This exhibition began with Carl Wilhelmson’s painting Målarinnor (1902) in our collection, an allegory on the gravity, uncertainty and battle of being an artist, portraying Holmström together with her student friends Adelheid von Schmiterlöw and Hanna Borrie. The trio, who had Wilhelmson as their teacher at the Valand Academy in Gothenburg, called themselves “The Three Musketeers”. Holmström is the only one of the three who was to make a career as an artist. This exhibition seeks to highlight an exciting oeuvre, relating it to, and commenting on, the collection of the Thiel Gallery, where only nine out of a hundred artists represented are women.

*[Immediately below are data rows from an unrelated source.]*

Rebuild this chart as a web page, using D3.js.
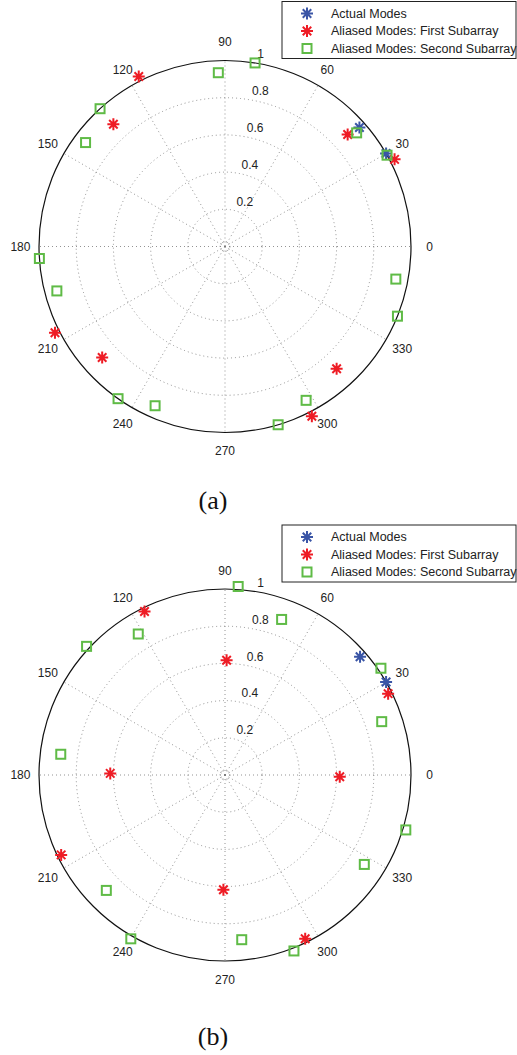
<!DOCTYPE html>
<html lang="en">
<head>
<meta charset="UTF-8">
<script src="https://d3js.org/d3.v7.min.js"></script>
<style>
  body { margin: 0; background: #fff; }
  text { font-family: "Liberation Sans", Arial, sans-serif; }
</style>
</head>
<body>
<div class="chart"></div>
<script>
// angle ticks (degrees) and radius ticks
var thetaTicks = [0, 30, 60, 90, 120, 150, 180, 210, 240, 270, 300, 330]
var rTicks = [0.2, 0.4, 0.6, 0.8, 1]
var legendLabels = ["Actual Modes", "Aliased Modes: First Subarray", "Aliased Modes: Second Subarray"]
var captions = ["(a)", "(b)"]

// panel (a)
var aActualTheta = [41.5, 30]
var aActualR = [0.965, 1.0]
var aFirstTheta = [116.9, 132.4, 42.4, 27.2, 206.9, 222.1, 312.4, 297.1]
var aFirstR = [1.025, 0.89, 0.893, 1.025, 1.025, 0.89, 0.89, 1.025]
var aSecondTheta = [80.7, 92.2, 132.2, 143.3, 40.8, 29.4, 183.7, 194.8, 349.2, 338, 234.9, 246.3, 297.8, 286.6]
var aSecondR = [1.0, 0.935, 1.0, 0.935, 0.935, 1.0, 1.0, 0.935, 0.935, 1.0, 1.0, 0.935, 0.935, 1.0]

// panel (b)
var bActualTheta = [41.2, 30]
var bActualR = [0.965, 1.0]
var bFirstTheta = [116.2, 89.2, 26.5, 179.2, 359.1, 206, 269.2, 296.1]
var bFirstR = [0.98, 0.617, 0.98, 0.617, 0.617, 0.98, 0.617, 0.98]
var bSecondTheta = [86, 70, 121.6, 137.1, 34.4, 18.8, 172.8, 343.1, 327.3, 224.2, 240.1, 275.8, 291.4]
var bSecondR = [1.016, 0.89, 0.89, 1.016, 1.016, 0.89, 0.89, 1.016, 0.89, 0.89, 1.016, 0.89, 1.016]

var colors = { actual: "#3a55a6", first: "#ee1c25", second: "#5fbb46" }

var svg = d3.select(".chart").append("svg")
    .attr("width", 517)
    .attr("height", 1055)

var R = 186
var rScale = d3.scaleLinear().domain([0, 1]).range([0, R])
var rad = d => d * Math.PI / 180

// matlab style '*' marker: plus + cross
function starPath(s) {
    var d = s * 0.7071
    return "M" + (-s) + ",0L" + s + ",0M0," + (-s) + "L0," + s +
        "M" + (-d) + "," + (-d) + "L" + d + "," + d +
        "M" + (-d) + "," + d + "L" + d + "," + (-d)
}

function drawPolar(cx, cy, legendY, caption, captionY, series) {
    var g = svg.append("g").attr("transform", "translate(" + cx + "," + cy + ")")
    var px = (t, r) => rScale(r) * Math.cos(rad(t))
    var py = (t, r) => -rScale(r) * Math.sin(rad(t))

    // dotted grid rings
    g.selectAll(".ring").data(rTicks.slice(0, -1)).enter().append("circle")
        .attr("r", d => rScale(d))
        .attr("fill", "none")
        .attr("stroke", "#777")
        .attr("stroke-width", 0.8)
        .attr("stroke-dasharray", "1,3")
    g.append("circle").attr("r", 5).attr("fill", "none")
        .attr("stroke", "#777").attr("stroke-width", 0.8).attr("stroke-dasharray", "1,2")

    // dotted spokes
    g.selectAll(".spoke").data(thetaTicks).enter().append("line")
        .attr("x1", 0).attr("y1", 0)
        .attr("x2", d => px(d, 1)).attr("y2", d => py(d, 1))
        .attr("stroke", "#777")
        .attr("stroke-width", 0.8)
        .attr("stroke-dasharray", "1,3")

    // outer circle
    g.append("circle").attr("r", R).attr("fill", "none")
        .attr("stroke", "#111").attr("stroke-width", 1.2)

    // angle labels
    g.selectAll(".tlab").data(thetaTicks).enter().append("text")
        .attr("x", d => px(d, 1.1))
        .attr("y", d => py(d, 1.1))
        .attr("dy", "0.35em")
        .attr("text-anchor", "middle")
        .attr("font-size", 12)
        .attr("fill", "#222")
        .text(d => d)

    // radius labels along 82 degrees
    g.selectAll(".rlab").data(rTicks).enter().append("text")
        .attr("x", d => px(82, d + 0.01) + 6)
        .attr("y", d => py(82, d + 0.01) - 2)
        .attr("font-size", 12)
        .attr("fill", "#222")
        .text(d => d)

    // markers
    var keys = ["actual", "first", "second"]
    keys.forEach(function (k) {
        var s = series[k]
        var pts = s.theta.map((t, i) => [px(t, s.r[i]), py(t, s.r[i])])
        if (k == "second") {
            g.selectAll(".m" + k).data(pts).enter().append("rect")
                .attr("x", d => d[0] - 4.5).attr("y", d => d[1] - 4.5)
                .attr("width", 9).attr("height", 9)
                .attr("fill", "none")
                .attr("stroke", colors[k])
                .attr("stroke-width", 2)
        } else {
            g.selectAll(".m" + k).data(pts).enter().append("path")
                .attr("transform", d => "translate(" + d[0] + "," + d[1] + ")")
                .attr("d", starPath(6))
                .attr("stroke", colors[k])
                .attr("stroke-width", 2)
        }
    })

    // legend
    var lg = svg.append("g").attr("transform", "translate(282," + legendY + ")")
    lg.append("rect").attr("x", 0).attr("y", 0).attr("width", 234).attr("height", 57)
        .attr("fill", "#fff").attr("stroke", "#222").attr("stroke-width", 1)
    legendLabels.forEach(function (lab, i) {
        var yy = 12 + i * 17.5
        if (i == 2) {
            lg.append("rect").attr("x", 25 - 4.5).attr("y", yy - 4.5)
                .attr("width", 9).attr("height", 9)
                .attr("fill", "none").attr("stroke", colors[keys[i]]).attr("stroke-width", 2)
        } else {
            lg.append("path").attr("transform", "translate(25," + yy + ")")
                .attr("d", starPath(6))
                .attr("stroke", colors[keys[i]]).attr("stroke-width", 2)
        }
        lg.append("text").attr("x", 49).attr("y", yy).attr("dy", "0.35em")
            .attr("font-size", 12.5).attr("fill", "#222").text(lab)
    })

    svg.append("text").attr("x", 213).attr("y", captionY)
        .attr("text-anchor", "middle")
        .style("font-family", "'Liberation Serif', serif")
        .attr("font-size", 26).attr("fill", "#111")
        .text(caption)
}

drawPolar(225, 246.5, 1.5, captions[0], 509, {
    actual: { theta: aActualTheta, r: aActualR },
    first: { theta: aFirstTheta, r: aFirstR },
    second: { theta: aSecondTheta, r: aSecondR }
})
drawPolar(225, 775, 525, captions[1], 1045, {
    actual: { theta: bActualTheta, r: bActualR },
    first: { theta: bFirstTheta, r: bFirstR },
    second: { theta: bSecondTheta, r: bSecondR }
})
</script>
</body>
</html>
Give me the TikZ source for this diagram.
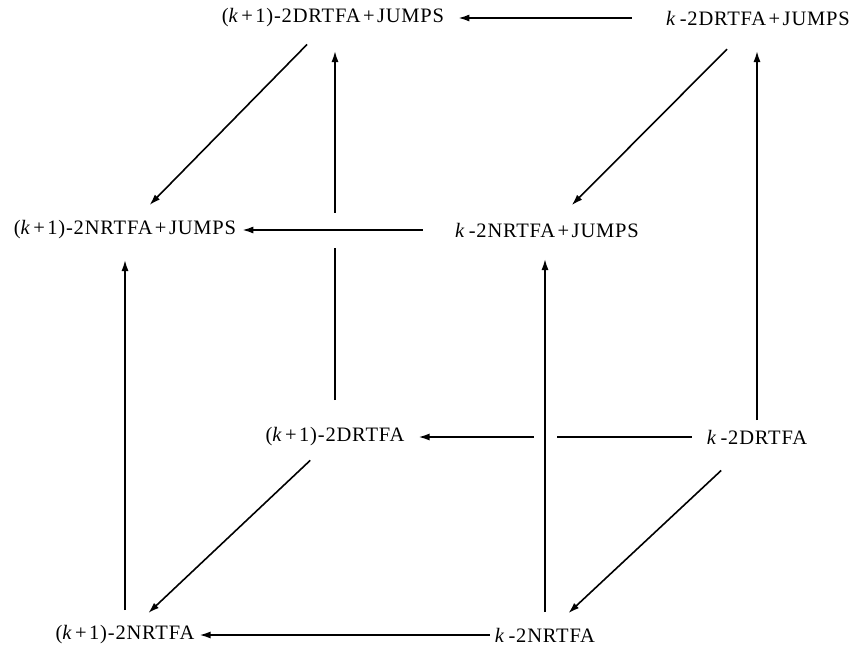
\documentclass[tikz,border=0pt]{standalone}
\usepackage{fontspec}
\setmainfont{Liberation Serif}[LetterSpace=4]
\usetikzlibrary{arrows.meta,calc}
\begin{document}
\begin{tikzpicture}[x=1pt,y=-1pt,
  lbl/.style={inner sep=0pt,font=\fontsize{20.5}{24}\selectfont},
  arr/.style={line width=1.6pt,-{Latex[length=11pt,width=7pt]}}]
\useasboundingbox (0,0) rectangle (853,651);
\newcommand{\kk}{\textit{k}}
\newcommand{\pl}{\hspace{0.12em}+\hspace{0.12em}}
\node[lbl] (a) at (333,18) {(\kk\pl1)-2DRTFA\pl JUMPS};
\node[lbl] (b) at (758,18) {\kk\,-2DRTFA\pl JUMPS};
\node[lbl] (c) at (125,230) {(\kk\pl1)-2NRTFA\pl JUMPS};
\node[lbl] (d) at (547,230) {\kk\,-2NRTFA\pl JUMPS};
\node[lbl] (e) at (335,437) {(\kk\pl1)-2DRTFA};
\node[lbl] (f) at (757,437) {\kk\,-2DRTFA};
\node[lbl] (g) at (125,635) {(\kk\pl1)-2NRTFA};
\node[lbl] (h) at (545,635) {\kk\,-2NRTFA};
% back verticals
\draw[arr,shorten <=37pt,shorten >=33pt] (e.center) -- (e.center |- a.center);
\draw[arr,shorten <=17pt,shorten >=33pt] (f.center) -- (f.center |- b.center);
% horizontals
\draw[arr,shorten <=34pt,shorten >=14pt] (b) -- (a);
\draw[arr,shorten <=32pt,shorten >=6pt] (d) -- (c);
\draw[draw=white,line width=35pt] ($(d.center)!0.46!(c.center)$) -- ($(d.center)!0.54!(c.center)$);
\draw[line width=1.6pt] ($(d.center)!0.45!(c.center)$) -- ($(d.center)!0.55!(c.center)$);
\draw[arr,shorten <=15pt,shorten >=14pt] (f) -- (e);
\draw[arr,shorten <=5pt,shorten >=5pt] (h) -- (g);
% front verticals
\draw[arr,shorten <=23pt,shorten >=29pt,preaction={draw=white,line width=23pt,-,shorten <=180pt,shorten >=180pt}] (h.center) -- (h.center |- d.center);
\draw[arr,shorten <=25pt,shorten >=30pt] (g.center) -- (c.center);
% diagonals
\draw[arr,shorten <=37pt,shorten >=35pt] (a.center) -- (c.center);
\draw[arr,shorten <=44pt,shorten >=35pt] (b.center) -- (d.center);
\draw[arr,shorten <=34pt,shorten >=32pt] (e.center) -- (g.center);
\draw[arr,shorten <=49pt,shorten >=32pt] (f.center) -- (h.center);
\end{tikzpicture}
\end{document}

In the Gallery, the first thirty years of Tora Vega Holmström’s practice are presented. Her style proceeds from pointillism and art nouveau, via modernist mosaics and billowing lines, towards a vibrant expressionism. The imagery in her works is often described as eternal and universal, but in this exhibition, the ground-breaking artist is positioned in her era, with paintings on the theme of women’s suffrage, working-class conditions and the post-traumatic stress of the surviving colonial soldiers from the First World War – Tora Vega Holmström blazed her own trail, in both life and art.
The exhibition is curated by the art historian Adam Korpskog, MA.